Ce qui est en haut reste en haut, c’est la loi anti-gravité écrite nulle part et sue partout, par tous, les cireurs de chaussures de la place centrale sur leurs trônes devant lesquels ils s’assoient ou s’inclinent tour à tour, les balayeurs-éboueurs en combinaison intégrale fluo pour qu’on puisse s’éloigner de loin, les photographes imprimante en bandoulière qui font les cent pas devant les cathédrales, les vendeuses de bouteilles des feux rouges, les chauffeurs de taxi-moto à casquette, les livreurs de bancs et leurs plateaux, les glaciers des carrefours, les presseuses d’orange, les vendeurs tissu- trottoir, les laveurs de pare-brise, les magouilleurs…

Que chacun se prenne en main à défaut de celle des autres, et on pourra enfin s’acheter des Coca et Nestlé au lieu de se faire chier à filtrer l’eau du Rio pour la boire! On pourra faire péter le poulet dans l’huile où ont cuit les bananes!

J’aurais bien aimé interroger l’enfant aux chewing-gums mais il avait du travail et je suis qui pour lui dire quoi?

J’aurais bien aimé parler davantage à mon voisin mais il a mis ses écouteurs et j’ai eu peur de déranger.

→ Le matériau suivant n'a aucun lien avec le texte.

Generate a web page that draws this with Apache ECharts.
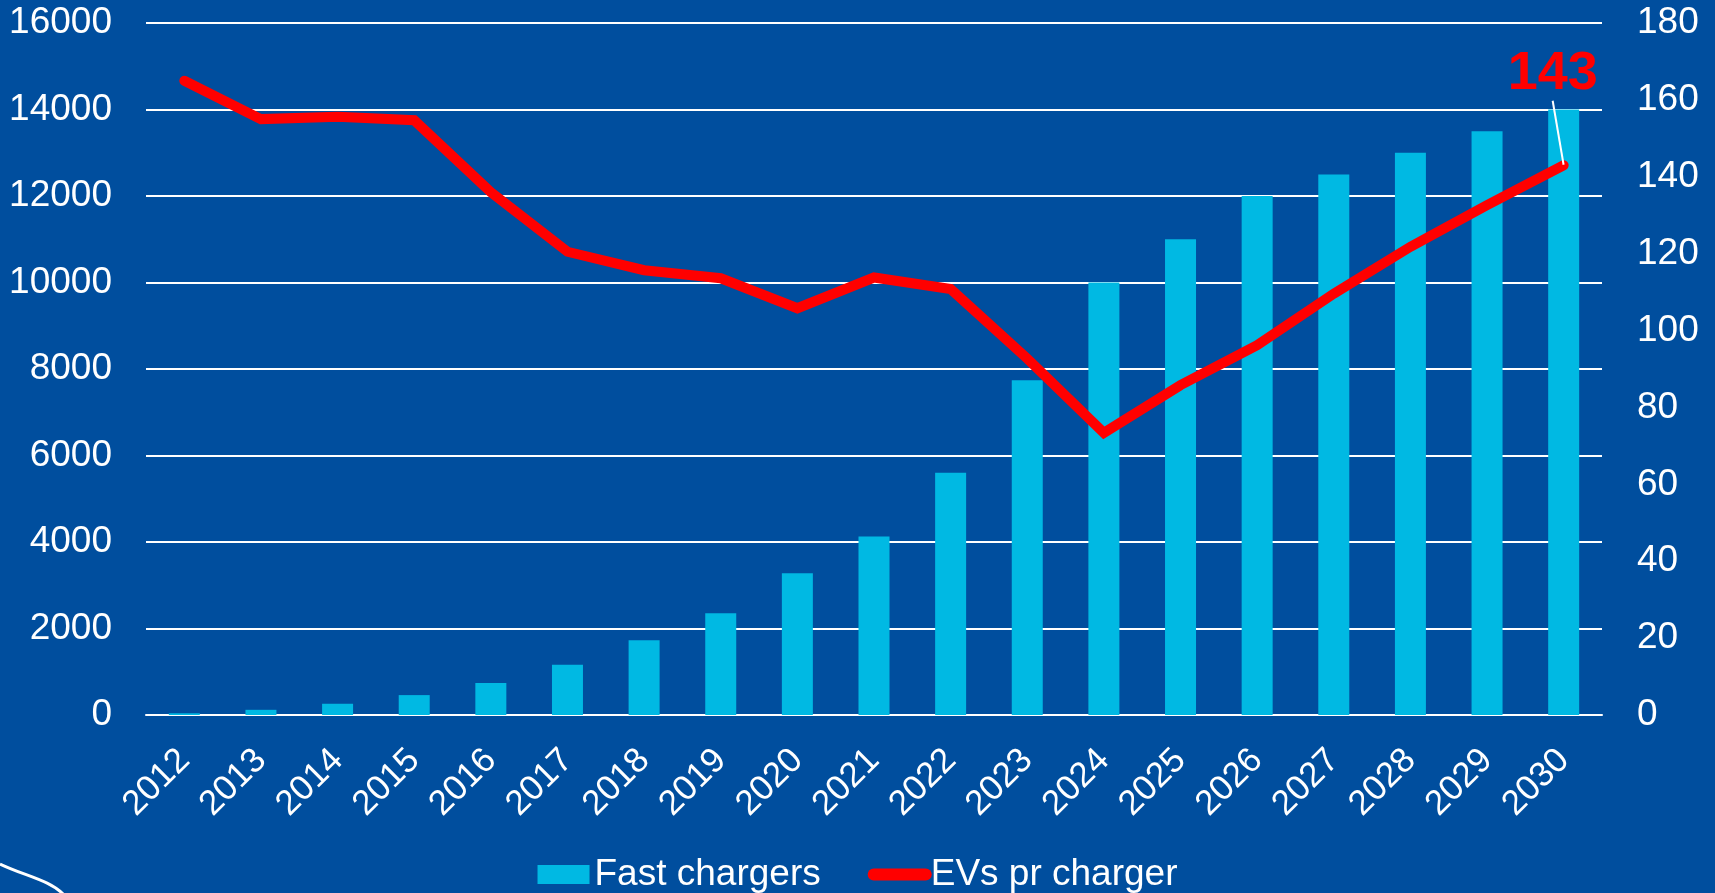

J’aurais bien aimé aller voir plus loin, remonter le cours du fleuve pendant des jours sur une de ses barques chargées jusqu’à plus soif de bouteilles de coca, de bière, ou de gaz, les trois seuls ingrédients d’importation indispensables à la survie en forêt semble-t-il.

Ces radeaux remorqués par un bateau à moteur qui partent livrer les villages du fin fond de la forêt.

Cette forêt qui leur fournit gratuitement tout le reste et qu’on coupe pour éviter ça.